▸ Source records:
(begin)

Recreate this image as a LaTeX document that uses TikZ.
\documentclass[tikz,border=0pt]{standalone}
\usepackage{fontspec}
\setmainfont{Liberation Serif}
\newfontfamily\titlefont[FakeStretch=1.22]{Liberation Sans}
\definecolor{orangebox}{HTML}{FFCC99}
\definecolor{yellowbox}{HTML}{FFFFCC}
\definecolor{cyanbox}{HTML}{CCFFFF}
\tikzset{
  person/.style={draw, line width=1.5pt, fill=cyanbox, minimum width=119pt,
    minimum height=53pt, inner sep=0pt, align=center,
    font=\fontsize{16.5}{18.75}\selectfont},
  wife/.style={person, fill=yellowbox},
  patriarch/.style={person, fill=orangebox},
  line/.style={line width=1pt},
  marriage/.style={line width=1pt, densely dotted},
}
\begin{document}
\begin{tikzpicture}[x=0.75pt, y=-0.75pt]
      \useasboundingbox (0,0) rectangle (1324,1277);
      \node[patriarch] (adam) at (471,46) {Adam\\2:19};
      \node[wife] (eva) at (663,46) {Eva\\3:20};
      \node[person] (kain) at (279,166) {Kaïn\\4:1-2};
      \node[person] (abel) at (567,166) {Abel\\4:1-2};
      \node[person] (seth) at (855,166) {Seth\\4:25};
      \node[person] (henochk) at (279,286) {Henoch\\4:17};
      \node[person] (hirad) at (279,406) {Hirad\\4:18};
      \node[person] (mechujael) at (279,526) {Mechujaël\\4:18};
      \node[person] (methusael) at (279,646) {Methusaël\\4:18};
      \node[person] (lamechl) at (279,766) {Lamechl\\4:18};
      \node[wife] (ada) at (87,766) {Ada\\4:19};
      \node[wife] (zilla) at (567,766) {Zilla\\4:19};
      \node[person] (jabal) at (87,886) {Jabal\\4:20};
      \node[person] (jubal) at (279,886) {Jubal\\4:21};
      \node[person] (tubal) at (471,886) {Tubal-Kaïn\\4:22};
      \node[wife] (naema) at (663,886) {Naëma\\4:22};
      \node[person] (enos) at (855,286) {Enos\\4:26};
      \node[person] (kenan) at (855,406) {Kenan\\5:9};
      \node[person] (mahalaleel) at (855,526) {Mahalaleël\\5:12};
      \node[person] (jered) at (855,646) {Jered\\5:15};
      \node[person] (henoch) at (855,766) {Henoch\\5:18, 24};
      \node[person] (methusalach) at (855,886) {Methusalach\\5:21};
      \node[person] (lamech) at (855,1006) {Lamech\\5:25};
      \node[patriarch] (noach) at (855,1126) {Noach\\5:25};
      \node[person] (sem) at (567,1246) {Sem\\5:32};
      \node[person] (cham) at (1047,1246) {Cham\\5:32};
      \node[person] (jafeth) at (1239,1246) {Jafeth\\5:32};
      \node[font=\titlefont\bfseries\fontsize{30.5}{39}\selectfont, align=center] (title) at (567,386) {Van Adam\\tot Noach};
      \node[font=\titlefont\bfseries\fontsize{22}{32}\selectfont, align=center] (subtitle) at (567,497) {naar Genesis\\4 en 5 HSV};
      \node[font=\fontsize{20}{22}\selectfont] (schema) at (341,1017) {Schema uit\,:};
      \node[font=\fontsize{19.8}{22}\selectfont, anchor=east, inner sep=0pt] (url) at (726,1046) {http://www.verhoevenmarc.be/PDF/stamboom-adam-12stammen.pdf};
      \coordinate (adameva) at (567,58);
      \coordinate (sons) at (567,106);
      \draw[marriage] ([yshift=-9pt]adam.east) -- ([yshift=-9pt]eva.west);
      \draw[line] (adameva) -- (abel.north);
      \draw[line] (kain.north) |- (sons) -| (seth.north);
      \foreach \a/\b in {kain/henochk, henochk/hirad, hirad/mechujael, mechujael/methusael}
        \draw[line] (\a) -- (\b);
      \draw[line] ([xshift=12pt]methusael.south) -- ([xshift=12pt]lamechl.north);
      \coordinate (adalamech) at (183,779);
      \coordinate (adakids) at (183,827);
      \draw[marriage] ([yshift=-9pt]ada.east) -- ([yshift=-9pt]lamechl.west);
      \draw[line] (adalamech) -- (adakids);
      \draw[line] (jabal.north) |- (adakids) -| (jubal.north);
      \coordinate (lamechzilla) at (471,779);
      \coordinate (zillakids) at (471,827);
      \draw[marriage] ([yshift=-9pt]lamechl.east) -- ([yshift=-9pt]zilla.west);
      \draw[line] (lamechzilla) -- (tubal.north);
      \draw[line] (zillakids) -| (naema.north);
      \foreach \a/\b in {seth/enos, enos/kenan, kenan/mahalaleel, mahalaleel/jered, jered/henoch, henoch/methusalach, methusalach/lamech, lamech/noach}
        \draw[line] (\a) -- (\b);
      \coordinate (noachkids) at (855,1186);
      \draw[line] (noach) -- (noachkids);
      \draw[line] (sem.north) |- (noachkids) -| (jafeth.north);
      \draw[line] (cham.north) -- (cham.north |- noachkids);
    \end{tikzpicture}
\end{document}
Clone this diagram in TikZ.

(end)

▸ YOUR TASK: Looking at the listing above, count the lines that contain "this" and give nothing but the number.

▸ FULL OUTPUT: 2